_Written task_
Reproduce the span that opens at the line containing "Rebuild this chart" and closes at the line containing "const FONT_CAPTION = 'Roboto';", both lines included, without alteration and without any other line.

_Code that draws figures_
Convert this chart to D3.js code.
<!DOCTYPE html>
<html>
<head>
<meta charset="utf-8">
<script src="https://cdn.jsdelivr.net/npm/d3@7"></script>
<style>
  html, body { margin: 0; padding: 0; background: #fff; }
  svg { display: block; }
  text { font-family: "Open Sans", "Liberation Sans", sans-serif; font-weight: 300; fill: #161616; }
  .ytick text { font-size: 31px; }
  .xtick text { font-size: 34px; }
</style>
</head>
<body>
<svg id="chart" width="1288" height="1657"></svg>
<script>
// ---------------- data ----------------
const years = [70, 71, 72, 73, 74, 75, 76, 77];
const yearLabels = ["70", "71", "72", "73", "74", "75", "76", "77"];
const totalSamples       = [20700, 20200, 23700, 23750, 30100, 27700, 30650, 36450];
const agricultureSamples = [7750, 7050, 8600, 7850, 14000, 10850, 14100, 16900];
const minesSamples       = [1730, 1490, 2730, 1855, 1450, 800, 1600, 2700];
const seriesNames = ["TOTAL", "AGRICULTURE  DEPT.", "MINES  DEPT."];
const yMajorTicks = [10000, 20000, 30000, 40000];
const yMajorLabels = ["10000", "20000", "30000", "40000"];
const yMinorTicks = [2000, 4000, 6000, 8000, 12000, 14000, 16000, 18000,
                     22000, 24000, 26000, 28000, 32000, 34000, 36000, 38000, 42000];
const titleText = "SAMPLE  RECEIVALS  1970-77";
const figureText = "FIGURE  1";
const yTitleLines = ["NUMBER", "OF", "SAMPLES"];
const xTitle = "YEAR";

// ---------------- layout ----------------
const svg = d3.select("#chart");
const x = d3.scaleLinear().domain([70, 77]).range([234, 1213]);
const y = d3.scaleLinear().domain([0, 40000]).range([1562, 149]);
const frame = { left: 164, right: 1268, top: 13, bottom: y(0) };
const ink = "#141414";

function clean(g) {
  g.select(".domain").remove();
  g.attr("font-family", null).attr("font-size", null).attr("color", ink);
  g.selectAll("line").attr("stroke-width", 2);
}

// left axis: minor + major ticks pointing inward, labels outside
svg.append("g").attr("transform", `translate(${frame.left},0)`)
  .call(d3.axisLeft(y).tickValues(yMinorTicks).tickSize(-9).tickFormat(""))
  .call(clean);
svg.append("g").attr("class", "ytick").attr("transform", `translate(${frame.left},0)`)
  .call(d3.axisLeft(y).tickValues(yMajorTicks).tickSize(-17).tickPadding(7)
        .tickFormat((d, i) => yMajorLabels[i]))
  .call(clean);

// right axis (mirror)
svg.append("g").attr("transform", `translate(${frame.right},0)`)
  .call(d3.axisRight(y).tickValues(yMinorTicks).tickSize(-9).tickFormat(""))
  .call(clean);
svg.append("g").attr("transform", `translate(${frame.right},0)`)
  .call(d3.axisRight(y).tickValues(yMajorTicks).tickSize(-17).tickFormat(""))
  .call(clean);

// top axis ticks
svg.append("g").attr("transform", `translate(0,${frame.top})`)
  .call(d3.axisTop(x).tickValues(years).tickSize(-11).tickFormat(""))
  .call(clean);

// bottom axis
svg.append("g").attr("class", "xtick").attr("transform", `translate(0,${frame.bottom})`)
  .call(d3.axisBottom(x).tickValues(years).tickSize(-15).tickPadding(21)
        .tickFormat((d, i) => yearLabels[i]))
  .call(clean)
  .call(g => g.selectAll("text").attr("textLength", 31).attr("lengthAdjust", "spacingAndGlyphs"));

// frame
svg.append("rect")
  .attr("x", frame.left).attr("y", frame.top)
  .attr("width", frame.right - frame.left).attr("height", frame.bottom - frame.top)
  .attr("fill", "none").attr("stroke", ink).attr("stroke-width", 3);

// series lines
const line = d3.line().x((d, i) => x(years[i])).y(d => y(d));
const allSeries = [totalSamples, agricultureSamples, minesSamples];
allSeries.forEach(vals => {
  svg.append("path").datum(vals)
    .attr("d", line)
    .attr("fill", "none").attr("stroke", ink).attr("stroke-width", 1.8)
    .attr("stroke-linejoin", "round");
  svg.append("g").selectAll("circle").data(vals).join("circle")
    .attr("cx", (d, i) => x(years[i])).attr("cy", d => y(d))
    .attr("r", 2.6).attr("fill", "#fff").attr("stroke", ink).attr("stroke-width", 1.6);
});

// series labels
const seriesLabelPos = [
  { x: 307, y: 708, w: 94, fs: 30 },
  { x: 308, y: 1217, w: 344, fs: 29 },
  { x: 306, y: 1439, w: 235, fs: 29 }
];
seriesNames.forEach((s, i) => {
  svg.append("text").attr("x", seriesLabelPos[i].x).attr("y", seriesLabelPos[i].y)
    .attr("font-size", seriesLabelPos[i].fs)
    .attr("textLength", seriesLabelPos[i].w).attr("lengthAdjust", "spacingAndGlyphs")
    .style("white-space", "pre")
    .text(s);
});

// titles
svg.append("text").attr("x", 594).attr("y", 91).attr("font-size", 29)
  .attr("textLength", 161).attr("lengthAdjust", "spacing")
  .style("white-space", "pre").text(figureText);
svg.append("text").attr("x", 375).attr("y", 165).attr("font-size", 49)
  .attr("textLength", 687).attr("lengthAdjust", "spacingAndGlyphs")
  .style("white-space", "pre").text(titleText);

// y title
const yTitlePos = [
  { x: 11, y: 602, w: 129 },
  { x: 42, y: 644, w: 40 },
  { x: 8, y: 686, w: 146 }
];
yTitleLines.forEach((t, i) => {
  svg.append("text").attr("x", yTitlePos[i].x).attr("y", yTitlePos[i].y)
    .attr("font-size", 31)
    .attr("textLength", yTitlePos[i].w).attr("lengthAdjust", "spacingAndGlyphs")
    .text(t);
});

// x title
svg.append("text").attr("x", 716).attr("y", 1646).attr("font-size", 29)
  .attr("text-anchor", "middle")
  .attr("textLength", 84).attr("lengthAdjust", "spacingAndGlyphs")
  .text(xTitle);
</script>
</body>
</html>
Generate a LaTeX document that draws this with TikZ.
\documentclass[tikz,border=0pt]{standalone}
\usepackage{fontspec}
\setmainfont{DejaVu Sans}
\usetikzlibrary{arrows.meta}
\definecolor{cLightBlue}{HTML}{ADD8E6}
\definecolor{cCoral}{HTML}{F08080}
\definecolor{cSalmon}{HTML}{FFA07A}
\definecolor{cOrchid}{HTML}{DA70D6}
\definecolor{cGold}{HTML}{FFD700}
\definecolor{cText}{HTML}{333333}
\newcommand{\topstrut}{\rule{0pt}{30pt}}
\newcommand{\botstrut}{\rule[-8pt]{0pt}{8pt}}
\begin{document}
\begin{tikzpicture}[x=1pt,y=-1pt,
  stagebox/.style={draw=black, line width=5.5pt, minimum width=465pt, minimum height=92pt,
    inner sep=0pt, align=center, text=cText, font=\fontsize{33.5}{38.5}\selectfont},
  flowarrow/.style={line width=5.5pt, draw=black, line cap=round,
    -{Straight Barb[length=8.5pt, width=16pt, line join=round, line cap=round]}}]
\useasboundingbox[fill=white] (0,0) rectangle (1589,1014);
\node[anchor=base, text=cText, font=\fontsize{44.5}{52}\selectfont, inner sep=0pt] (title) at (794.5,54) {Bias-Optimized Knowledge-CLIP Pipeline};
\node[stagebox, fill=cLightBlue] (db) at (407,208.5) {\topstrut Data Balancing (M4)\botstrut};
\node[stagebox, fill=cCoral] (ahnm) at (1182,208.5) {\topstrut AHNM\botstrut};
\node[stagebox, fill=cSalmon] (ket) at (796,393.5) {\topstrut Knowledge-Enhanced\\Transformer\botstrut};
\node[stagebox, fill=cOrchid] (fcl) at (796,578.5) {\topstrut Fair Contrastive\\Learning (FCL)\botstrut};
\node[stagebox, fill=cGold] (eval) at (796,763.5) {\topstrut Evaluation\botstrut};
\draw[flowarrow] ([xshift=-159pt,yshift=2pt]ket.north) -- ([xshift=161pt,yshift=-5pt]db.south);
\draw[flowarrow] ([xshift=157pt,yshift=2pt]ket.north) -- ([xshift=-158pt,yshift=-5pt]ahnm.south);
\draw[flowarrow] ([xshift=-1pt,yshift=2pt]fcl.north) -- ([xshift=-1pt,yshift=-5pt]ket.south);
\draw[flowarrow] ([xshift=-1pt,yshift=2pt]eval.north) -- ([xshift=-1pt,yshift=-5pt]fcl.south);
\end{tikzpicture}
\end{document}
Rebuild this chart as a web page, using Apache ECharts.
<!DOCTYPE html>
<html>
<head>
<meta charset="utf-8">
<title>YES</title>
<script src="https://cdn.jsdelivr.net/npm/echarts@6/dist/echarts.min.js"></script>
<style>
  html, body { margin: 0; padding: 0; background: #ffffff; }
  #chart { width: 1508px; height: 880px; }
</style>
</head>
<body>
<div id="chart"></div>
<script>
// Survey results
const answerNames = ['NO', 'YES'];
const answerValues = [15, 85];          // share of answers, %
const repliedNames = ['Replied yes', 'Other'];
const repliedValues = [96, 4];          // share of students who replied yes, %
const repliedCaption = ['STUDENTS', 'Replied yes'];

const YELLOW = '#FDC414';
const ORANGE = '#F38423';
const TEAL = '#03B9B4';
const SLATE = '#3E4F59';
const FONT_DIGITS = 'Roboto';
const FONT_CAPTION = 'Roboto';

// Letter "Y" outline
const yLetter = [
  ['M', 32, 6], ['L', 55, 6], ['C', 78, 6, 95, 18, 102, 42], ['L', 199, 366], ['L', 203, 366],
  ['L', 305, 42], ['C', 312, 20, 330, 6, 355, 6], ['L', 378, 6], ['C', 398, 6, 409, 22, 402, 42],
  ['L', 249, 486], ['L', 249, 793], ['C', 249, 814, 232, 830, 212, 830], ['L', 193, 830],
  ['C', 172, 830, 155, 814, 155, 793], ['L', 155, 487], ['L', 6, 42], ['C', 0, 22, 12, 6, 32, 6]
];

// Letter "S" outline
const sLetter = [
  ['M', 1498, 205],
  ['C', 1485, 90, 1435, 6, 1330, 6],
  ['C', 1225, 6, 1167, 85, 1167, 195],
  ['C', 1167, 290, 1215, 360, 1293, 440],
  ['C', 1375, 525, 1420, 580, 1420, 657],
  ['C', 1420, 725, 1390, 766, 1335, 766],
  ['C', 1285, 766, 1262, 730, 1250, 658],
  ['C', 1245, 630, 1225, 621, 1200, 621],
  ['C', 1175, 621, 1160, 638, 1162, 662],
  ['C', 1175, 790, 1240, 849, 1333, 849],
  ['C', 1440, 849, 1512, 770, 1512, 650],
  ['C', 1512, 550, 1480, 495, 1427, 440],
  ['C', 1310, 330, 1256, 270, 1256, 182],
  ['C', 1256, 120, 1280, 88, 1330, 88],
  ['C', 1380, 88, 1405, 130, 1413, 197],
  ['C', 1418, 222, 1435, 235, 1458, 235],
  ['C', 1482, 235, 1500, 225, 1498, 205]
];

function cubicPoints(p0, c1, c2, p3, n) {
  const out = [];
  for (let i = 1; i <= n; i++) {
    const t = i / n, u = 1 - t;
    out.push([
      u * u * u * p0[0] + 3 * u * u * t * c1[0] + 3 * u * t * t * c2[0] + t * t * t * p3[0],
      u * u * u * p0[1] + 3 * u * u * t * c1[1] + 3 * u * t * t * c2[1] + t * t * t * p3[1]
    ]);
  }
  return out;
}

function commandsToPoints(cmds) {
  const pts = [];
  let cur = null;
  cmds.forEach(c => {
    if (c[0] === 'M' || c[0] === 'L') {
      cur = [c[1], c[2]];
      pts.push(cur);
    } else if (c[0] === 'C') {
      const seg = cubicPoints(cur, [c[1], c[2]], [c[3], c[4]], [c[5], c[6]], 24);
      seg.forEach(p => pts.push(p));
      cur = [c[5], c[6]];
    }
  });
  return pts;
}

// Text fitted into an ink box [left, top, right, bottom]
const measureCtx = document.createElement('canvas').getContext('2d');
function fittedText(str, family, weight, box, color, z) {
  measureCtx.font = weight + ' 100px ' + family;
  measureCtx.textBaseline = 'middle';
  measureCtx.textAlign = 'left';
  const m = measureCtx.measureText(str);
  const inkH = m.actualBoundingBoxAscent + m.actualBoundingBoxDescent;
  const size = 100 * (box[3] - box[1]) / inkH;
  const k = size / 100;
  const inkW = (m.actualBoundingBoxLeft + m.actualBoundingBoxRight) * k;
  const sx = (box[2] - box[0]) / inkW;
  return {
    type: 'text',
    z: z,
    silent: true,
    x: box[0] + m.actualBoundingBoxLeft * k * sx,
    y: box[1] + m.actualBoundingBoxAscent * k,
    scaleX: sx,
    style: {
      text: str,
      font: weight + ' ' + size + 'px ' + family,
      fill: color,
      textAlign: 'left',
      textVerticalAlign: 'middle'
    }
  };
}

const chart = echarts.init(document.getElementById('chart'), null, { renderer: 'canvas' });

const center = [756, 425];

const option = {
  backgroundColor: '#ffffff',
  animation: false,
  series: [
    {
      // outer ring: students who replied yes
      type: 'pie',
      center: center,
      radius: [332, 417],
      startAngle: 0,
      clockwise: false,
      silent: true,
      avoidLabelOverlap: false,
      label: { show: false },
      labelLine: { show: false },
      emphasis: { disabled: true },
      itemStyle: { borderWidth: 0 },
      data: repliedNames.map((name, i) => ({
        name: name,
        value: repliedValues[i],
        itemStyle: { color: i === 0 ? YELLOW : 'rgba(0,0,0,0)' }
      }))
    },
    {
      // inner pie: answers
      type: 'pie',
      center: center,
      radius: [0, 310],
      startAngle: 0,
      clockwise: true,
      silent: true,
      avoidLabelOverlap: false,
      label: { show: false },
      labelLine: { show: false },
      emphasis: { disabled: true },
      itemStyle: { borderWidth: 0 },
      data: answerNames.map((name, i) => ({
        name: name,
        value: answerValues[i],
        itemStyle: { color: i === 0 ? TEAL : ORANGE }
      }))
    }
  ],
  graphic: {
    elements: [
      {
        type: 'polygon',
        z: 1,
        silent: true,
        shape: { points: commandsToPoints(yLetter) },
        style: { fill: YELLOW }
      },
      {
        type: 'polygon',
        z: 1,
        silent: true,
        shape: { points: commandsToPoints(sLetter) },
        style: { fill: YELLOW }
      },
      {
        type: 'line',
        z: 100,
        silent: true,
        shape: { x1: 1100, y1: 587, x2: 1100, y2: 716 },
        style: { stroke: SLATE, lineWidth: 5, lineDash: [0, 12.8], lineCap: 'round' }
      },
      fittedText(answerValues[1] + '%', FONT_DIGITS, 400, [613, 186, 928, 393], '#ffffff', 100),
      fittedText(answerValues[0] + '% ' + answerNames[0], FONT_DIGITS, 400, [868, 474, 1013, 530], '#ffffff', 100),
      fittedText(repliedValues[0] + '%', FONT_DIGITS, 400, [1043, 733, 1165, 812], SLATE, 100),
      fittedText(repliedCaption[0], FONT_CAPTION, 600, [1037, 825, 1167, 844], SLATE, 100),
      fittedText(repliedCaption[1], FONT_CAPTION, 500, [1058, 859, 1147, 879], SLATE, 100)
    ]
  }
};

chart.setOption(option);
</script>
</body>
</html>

_Answer to this problem_
Rebuild this chart as a web page, using Apache ECharts.
<!DOCTYPE html>
<html>
<head>
<meta charset="utf-8">
<title>YES</title>
<script src="https://cdn.jsdelivr.net/npm/echarts@6/dist/echarts.min.js"></script>
<style>
  html, body { margin: 0; padding: 0; background: #ffffff; }
  #chart { width: 1508px; height: 880px; }
</style>
</head>
<body>
<div id="chart"></div>
<script>
// Survey results
const answerNames = ['NO', 'YES'];
const answerValues = [15, 85];          // share of answers, %
const repliedNames = ['Replied yes', 'Other'];
const repliedValues = [96, 4];          // share of students who replied yes, %
const repliedCaption = ['STUDENTS', 'Replied yes'];

const YELLOW = '#FDC414';
const ORANGE = '#F38423';
const TEAL = '#03B9B4';
const SLATE = '#3E4F59';
const FONT_DIGITS = 'Roboto';
const FONT_CAPTION = 'Roboto';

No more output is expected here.